Remember that DDoS attacks don’t always translate to simply flooding a pipe with traffic. Some of the most effective DDoS attacks remain under the radar as sub-rate attacks.
In the next five years, we will of course see the IoT landscape continue to be exploited. We will also see targeted API attacks, which are designed to completely disrupt services by exploiting publicly exposed APIs. Netflix recently highlighted this in their network at the most recent DEF CON Conference.
When looking for DDoS protection, remember that you can fight most attacks on premise. When I was a network operator, I wanted control over all of the traffic in my network rather than diverting it to someone else to handle attacks. I recommend handling traffic on site if you can, and then diverting to an upstream resource if the attack exceeds your local capacity or resources.

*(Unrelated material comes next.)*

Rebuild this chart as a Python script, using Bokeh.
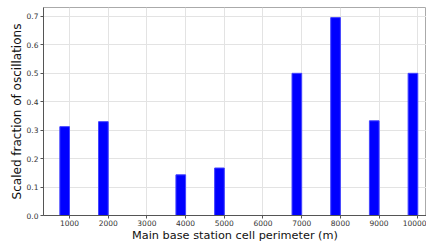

Another thing that businesses need to start thinking about is a Web Application Firewall (WAF). A WAF can help block application layer DDoS attacks and can improve data breach prevention efforts. By detecting and blocking application misuse or attempted break-ins, a WAF helps you both detect and block application layer DDoS attacks to improve security and help prevent breaches.

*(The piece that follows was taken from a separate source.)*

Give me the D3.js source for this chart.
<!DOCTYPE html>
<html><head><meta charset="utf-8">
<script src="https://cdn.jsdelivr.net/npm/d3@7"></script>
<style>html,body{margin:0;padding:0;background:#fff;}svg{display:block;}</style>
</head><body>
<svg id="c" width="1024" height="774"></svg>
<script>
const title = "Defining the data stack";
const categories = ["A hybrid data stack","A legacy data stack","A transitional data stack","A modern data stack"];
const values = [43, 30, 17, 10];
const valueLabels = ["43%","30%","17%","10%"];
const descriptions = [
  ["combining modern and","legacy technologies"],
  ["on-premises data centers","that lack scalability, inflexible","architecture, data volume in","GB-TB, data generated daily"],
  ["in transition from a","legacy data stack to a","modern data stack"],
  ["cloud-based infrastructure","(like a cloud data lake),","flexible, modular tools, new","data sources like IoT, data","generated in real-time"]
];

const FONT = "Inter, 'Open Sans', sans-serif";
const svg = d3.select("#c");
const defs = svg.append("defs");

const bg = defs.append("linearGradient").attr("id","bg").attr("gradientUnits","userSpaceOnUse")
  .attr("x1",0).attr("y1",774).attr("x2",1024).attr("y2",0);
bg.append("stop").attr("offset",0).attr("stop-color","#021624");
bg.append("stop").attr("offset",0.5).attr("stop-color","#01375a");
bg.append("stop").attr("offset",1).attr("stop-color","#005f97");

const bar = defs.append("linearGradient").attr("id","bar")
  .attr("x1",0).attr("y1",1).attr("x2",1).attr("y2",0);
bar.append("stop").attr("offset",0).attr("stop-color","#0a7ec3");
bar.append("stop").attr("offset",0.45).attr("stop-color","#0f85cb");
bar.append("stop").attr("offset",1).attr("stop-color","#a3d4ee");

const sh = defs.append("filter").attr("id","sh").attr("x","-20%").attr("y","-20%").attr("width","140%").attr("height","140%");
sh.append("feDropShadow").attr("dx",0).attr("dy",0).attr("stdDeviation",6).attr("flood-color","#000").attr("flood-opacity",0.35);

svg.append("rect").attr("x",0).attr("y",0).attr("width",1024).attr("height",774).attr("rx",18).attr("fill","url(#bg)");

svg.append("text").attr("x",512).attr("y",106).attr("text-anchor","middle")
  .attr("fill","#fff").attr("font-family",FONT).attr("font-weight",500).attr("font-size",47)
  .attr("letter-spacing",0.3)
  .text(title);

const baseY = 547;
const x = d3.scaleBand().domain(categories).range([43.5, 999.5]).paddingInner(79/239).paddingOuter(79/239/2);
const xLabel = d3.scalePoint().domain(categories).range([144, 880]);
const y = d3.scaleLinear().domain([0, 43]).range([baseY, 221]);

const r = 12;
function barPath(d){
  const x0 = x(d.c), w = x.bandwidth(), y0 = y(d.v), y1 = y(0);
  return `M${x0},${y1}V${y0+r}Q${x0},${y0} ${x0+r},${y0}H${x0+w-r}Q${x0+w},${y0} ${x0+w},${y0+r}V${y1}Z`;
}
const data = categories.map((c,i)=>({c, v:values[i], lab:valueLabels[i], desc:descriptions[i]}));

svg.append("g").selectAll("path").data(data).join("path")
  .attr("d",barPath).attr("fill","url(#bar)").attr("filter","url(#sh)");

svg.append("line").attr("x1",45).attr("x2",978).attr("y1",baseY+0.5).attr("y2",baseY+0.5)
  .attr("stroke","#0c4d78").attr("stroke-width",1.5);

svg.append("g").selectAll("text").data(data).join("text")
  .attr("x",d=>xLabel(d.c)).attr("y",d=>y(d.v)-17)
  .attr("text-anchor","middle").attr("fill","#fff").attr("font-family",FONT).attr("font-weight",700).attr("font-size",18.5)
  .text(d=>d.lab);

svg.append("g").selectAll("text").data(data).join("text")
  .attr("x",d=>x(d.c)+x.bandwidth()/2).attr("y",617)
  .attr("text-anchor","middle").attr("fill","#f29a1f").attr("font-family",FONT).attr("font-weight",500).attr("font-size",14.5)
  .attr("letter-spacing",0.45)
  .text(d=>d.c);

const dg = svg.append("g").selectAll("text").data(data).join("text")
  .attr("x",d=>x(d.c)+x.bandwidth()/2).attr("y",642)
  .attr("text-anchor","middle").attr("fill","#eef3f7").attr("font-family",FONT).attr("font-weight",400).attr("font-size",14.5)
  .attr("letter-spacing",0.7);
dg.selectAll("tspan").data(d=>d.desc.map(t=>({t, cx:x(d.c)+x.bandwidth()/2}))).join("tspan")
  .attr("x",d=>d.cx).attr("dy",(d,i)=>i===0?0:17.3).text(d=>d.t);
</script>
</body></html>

As we continue to see new attacks grow in complexity, behavioral detection and mitigation mechanisms can help companies stay ahead of future threats.
Reno Zenere, Security Consultant for SpiderLabs at Trustwave
DDoS attacks are just as dangerous as any other type of attack. DDoS’ can cause major revenue loss due to production services being unavailable. Furthermore, DDoS attacks have the potential to permanently disrupt hardware. For example, if a firewall appliance freezes up due to processing an enormous amount of traffic and a hard reboot is performed to try to get it back in a working state, it’s possible that the firewall may not come back up and will need to be replaced.

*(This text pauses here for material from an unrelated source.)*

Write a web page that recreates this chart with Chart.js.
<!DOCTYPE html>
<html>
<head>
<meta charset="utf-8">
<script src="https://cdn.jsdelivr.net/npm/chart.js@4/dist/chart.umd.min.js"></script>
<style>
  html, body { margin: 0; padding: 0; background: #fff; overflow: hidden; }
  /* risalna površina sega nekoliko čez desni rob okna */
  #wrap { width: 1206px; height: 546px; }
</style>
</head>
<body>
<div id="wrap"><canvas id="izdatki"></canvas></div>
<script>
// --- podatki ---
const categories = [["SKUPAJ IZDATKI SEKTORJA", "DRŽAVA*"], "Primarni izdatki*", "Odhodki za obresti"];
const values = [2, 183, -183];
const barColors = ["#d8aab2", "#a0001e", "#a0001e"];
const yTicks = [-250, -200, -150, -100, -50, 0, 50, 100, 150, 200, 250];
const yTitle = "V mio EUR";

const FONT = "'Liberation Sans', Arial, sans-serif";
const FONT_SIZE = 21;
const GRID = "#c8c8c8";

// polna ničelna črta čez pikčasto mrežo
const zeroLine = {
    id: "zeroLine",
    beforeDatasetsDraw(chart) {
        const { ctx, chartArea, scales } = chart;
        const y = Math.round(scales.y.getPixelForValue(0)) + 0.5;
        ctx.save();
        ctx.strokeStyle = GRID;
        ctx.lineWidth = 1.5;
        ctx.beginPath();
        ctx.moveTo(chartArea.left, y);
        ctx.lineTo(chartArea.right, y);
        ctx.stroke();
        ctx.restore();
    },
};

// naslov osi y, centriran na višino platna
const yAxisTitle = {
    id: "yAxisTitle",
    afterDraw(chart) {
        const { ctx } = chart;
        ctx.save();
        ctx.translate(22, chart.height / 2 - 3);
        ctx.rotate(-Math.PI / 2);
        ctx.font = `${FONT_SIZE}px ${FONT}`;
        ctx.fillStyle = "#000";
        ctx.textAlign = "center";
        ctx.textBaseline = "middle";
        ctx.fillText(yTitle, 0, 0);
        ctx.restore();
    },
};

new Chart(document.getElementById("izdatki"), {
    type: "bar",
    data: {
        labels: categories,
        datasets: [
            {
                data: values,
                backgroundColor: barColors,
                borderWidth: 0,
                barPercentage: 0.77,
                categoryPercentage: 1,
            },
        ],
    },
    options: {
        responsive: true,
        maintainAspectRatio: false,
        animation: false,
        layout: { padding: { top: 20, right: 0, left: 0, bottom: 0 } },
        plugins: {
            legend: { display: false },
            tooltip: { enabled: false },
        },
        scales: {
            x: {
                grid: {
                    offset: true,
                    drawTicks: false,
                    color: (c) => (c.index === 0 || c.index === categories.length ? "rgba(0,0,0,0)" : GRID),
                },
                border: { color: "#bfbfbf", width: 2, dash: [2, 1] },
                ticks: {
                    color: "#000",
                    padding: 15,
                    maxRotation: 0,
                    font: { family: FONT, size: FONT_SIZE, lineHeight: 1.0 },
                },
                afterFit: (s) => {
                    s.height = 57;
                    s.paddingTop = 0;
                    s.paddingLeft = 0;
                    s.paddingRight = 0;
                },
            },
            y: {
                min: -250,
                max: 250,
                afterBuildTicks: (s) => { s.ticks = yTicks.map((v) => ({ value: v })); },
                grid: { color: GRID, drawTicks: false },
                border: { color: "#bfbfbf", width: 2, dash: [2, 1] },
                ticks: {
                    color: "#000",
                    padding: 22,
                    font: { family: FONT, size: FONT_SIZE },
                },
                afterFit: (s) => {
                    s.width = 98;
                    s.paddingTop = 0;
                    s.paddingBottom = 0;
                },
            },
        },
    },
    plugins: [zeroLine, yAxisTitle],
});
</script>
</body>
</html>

DDoS attacks are evolving right before our eyes in that they will become more prevalent, just like ransomware. More and more devices are connecting to the internet that are capable of being victim to a compromise, and succumbing to become part of an attacker’s evil botnet army. This will allow DDoS attacks to be a more convenient means to attack an organisation.
Further this will allow attackers to simply use a DDoS attack as a decoy to penetrate a network. This is a great attack vector as so much noise will be generated that an intrusion into the corporate network will be extremely difficult to detect since the IT staff will be slammed with containing the DDoS attack.
One thing that would help organizations is to put everything in HA (High Availability) mode. Meaning if you have a firewall in place, make sure that there is a secondary firewall running side by side and can take over in case the primary firewall fails. This concept of HA should be in as many places as possible. HA with your ISP, HA with any critical servers, HA with routers, basically remove any single point of failure.
In addition, working closely with your ISP will be an effective way to help mitigate DDoS attacks. This is beneficial as ISP’s can help drop traffic before it hits any appliances within the enterprise environment. Security firms like Trustwave also offer DDoS protection that may be easier to implement rather than working with a variety of different ISPs and being in the dark on how they will assist if an attack occurs. This level of protection will identify high volume traffic that’s intended for the publicly available application and drop that traffic so it never reaches the application taking it offline. Newer DDoS mitigation services are offered in a managed security model, which means support staff availability 24/7 to respond and assist along with protection that can quickly scale based on immediate needs.